I volti del Salvatore
«“Oggi vi è nato il Salvatore”» (Lc 2,11). Se uno si trovasse in punto di morte o fosse condannato all’ergastolo, e gli venisse annunziato: ecco, è arrivato uno che ti salverà! Forse che non sorriderebbe, forse che non esulterebbe? Esultiamo dunque anche noi, perché oggi ci è nato il Salvatore, colui che ci salverà dalla schiavitù del diavolo e dall’ergastolo dell’inferno». (Sant’Antonio, Sermone di Natale).
Devo iniziare la celebrazione della Santa Messa, sto per entrare in chiesa mentre l’ultimo tocco di campana mi chiama a puntualità. Ma dalla strada prospiciente il sagrato scorgo, tra i vari e noti volti degli abitanti del quartiere, un personaggio nuovo, sbucato dalla stradina che viene dall’argine del fiume, e che guarda verso la chiesa e verso di me.
Non è raro, da queste parti, il transito di pellegrini e di tante persone che conoscono da secoli «la carità dei frati». Spero, quasi invoco, che quel signore non mi raggiunga, perché avrei pochissimo tempo a disposizione per lui, e anche perché è l’ora del giorno in cui un viandante cerca posto per la notte. Oggi, a distanza di alcuni mesi, forse non lo riconoscerei, ma quel giorno, quando me lo trovo di fianco, dignitosamente vestito, né vecchio né giovane, capelli raccolti sulla nuca, uno zainetto a spalla e un sorriso interlocutorio, mi chiedo: «Cosa vorrà?» Il soggetto, sempre sorridendo e come se chiedesse una semplice informazione, mi domanda se abbiamo qualche disponibilità di accoglienza.
Senza ostentazioni di povertà, senza pretese: «nobili si nasce», verrebbe da dire. Del resto, ha visto una chiesa, un frate, e ha fiducia. Sembra un pellegrino, non so cosa stia cercando di «esistenziale». È partito dalla Calabria, mi dice, non ostenta i segni dei pellegrini credenti, ma sorride in modo buono, e narra.

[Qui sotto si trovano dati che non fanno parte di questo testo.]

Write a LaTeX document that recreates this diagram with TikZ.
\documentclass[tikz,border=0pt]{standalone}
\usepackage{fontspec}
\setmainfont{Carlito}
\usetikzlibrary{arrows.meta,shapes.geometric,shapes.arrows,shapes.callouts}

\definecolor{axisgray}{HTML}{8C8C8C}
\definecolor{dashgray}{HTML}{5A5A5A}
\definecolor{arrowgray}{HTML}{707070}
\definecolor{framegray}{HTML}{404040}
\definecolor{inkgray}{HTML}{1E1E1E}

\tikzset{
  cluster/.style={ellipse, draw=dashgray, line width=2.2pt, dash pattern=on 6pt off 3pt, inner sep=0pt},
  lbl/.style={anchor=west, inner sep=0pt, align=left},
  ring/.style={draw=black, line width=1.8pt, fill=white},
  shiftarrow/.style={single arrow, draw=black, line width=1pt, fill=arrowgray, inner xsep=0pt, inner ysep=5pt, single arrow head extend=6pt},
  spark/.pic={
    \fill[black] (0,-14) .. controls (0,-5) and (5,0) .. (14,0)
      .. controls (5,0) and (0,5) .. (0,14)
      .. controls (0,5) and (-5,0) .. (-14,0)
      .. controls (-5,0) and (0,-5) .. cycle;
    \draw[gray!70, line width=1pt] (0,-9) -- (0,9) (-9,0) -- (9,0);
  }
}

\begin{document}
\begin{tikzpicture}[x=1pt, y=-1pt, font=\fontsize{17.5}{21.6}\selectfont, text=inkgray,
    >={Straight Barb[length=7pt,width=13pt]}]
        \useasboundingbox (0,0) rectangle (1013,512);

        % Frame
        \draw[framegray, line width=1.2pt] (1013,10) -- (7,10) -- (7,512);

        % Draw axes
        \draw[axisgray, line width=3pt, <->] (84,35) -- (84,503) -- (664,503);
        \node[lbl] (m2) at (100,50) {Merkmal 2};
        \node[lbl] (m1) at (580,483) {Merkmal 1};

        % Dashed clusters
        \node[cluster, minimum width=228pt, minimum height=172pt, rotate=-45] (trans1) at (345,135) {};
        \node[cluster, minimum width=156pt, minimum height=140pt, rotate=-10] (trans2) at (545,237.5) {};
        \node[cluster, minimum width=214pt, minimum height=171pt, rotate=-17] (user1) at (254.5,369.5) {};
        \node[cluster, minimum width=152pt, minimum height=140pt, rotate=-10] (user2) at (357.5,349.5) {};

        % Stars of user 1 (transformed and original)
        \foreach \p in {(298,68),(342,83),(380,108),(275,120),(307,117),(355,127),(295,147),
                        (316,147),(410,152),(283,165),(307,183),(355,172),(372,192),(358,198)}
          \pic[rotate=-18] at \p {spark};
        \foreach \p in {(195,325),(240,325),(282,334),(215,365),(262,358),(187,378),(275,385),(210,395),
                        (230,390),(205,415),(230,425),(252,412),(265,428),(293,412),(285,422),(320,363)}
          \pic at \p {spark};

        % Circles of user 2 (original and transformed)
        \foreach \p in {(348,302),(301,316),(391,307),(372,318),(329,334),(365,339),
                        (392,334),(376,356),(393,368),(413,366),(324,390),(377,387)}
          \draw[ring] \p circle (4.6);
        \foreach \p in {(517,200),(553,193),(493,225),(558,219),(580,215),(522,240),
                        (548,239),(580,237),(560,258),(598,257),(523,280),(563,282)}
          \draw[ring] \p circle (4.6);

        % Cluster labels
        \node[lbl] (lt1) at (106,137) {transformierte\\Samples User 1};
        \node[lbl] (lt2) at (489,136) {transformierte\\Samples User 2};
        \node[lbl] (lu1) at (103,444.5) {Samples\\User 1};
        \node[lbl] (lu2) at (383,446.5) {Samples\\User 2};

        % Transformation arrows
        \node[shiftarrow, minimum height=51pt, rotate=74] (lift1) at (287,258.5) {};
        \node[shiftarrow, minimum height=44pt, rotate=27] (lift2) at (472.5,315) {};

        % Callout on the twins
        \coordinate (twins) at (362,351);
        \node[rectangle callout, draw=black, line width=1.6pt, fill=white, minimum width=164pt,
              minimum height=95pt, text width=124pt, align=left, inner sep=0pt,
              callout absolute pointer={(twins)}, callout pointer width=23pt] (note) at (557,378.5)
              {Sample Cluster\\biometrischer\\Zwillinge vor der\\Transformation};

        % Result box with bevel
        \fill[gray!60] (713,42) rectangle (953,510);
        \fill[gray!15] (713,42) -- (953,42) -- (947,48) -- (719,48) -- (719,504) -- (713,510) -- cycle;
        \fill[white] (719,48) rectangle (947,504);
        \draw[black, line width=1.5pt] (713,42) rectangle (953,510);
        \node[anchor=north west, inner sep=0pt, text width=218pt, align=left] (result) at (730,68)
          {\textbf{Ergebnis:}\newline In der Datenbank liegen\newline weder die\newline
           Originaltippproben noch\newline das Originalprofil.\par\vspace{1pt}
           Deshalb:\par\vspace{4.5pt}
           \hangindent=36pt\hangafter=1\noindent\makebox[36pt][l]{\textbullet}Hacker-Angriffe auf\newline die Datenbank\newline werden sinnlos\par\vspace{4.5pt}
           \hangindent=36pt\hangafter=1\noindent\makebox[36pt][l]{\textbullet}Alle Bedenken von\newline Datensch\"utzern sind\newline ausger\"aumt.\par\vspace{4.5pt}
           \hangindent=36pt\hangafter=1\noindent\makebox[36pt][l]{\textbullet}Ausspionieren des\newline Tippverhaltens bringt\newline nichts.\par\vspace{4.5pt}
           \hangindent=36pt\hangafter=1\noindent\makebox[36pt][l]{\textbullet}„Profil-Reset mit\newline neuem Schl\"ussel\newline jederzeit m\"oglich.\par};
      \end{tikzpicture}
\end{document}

Nei pochi minuti che mi restano, domando, ascolto, rimugino, per capire se sia affidabile, se puzzi di alcol, e se sia il caso di affidarlo a un parrocchiano esperto. Un paio di telefonate esplorative non danno risultato, ma non posso lasciarlo così e quindi gli dico di fermarsi a Messa e poi vedremo.
Il suo nome di battesimo è Angelo ed è in cammino perché il cuore lo precede e lo incalza. Vive di provvidenza, si duole per un bagaglio che ritiene eccessivo. Ma lui è pulito e in ordine, non chiede elemosina, anche se è «a secco», gli basterebbe un riparo per la notte, altrimenti cercherà in qualche cittadina più a sud. E io lo ascolto, e cerco di capire come posso aiutarlo, vergognandomi delle mie stesse incertezze. Ma lui si accomiata, salutandomi: «Fratello, sono felice di averti incontrato. La mia strada continua, la vita non ci tradisce, è già molto ciò che mi hai dato».

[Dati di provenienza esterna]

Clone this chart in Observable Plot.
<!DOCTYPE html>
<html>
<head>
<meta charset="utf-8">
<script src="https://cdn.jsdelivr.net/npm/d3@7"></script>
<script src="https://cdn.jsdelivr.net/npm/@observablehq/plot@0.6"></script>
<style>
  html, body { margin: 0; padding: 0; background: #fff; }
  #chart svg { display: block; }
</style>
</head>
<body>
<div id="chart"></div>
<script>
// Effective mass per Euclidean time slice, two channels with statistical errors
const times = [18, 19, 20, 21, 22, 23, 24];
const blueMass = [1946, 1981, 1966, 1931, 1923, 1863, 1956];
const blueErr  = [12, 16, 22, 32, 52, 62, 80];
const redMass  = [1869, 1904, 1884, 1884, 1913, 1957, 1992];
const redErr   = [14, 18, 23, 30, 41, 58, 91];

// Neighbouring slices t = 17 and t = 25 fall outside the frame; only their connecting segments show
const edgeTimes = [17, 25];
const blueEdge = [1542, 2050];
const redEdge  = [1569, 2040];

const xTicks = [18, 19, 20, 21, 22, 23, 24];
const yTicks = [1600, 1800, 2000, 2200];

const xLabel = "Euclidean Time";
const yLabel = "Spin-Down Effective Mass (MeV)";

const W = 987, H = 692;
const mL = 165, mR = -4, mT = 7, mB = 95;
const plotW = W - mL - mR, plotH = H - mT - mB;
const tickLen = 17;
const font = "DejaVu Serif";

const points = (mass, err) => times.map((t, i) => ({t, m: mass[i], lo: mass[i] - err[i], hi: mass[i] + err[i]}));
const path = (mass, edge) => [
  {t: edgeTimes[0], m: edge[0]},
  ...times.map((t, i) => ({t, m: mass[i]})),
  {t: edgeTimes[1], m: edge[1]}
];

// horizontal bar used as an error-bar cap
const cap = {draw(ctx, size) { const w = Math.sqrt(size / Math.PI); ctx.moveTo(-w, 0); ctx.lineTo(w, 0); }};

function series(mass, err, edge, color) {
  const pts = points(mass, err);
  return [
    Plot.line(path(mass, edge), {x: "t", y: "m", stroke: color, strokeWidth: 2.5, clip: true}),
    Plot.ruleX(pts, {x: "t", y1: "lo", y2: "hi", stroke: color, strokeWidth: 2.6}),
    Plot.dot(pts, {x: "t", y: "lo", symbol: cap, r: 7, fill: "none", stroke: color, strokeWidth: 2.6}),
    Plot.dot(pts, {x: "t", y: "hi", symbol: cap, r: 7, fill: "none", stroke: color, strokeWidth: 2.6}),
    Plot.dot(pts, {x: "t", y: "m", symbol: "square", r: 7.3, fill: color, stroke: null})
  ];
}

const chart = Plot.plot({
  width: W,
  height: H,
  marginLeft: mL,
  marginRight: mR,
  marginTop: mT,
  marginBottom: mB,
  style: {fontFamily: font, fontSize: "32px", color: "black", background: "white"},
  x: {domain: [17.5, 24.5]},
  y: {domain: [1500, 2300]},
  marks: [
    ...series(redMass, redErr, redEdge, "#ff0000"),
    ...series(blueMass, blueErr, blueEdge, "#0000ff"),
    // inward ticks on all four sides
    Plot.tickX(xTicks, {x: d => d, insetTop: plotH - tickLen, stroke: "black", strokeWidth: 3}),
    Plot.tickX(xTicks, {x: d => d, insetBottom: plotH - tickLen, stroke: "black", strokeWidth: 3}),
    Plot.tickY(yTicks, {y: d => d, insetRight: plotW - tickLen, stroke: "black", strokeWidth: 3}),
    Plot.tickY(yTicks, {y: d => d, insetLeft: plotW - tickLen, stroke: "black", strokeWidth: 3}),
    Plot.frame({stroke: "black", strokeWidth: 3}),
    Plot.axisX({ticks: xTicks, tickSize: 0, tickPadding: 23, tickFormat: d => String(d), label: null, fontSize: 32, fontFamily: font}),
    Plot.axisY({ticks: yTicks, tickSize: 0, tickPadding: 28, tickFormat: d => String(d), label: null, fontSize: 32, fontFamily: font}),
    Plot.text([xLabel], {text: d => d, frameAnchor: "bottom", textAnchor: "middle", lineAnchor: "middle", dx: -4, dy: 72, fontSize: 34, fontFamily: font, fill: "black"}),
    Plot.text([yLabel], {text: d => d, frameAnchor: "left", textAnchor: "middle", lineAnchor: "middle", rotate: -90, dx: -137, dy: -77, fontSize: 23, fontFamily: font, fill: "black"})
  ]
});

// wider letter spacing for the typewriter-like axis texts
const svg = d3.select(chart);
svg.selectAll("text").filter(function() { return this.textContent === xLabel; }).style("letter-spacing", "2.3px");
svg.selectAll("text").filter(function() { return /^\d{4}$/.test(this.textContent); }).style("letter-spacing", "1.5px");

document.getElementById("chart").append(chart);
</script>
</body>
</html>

Nel sermone di Natale, sant'Antonio ci ricorda: «Ecco, è arrivato uno che ti salverà!», ma io credo che il Salvatore venga anche in quei tanti «Angeli» che ti sorprendono e che non se ne vanno senza averti in qualche modo «salvato»: basta fermarsi. Angelo, se mi leggi su un «Messaggero» lasciato in una foresteria, o su un treno, o ai giardinetti: grazie per questo incontro, sono in debito di un sorriso!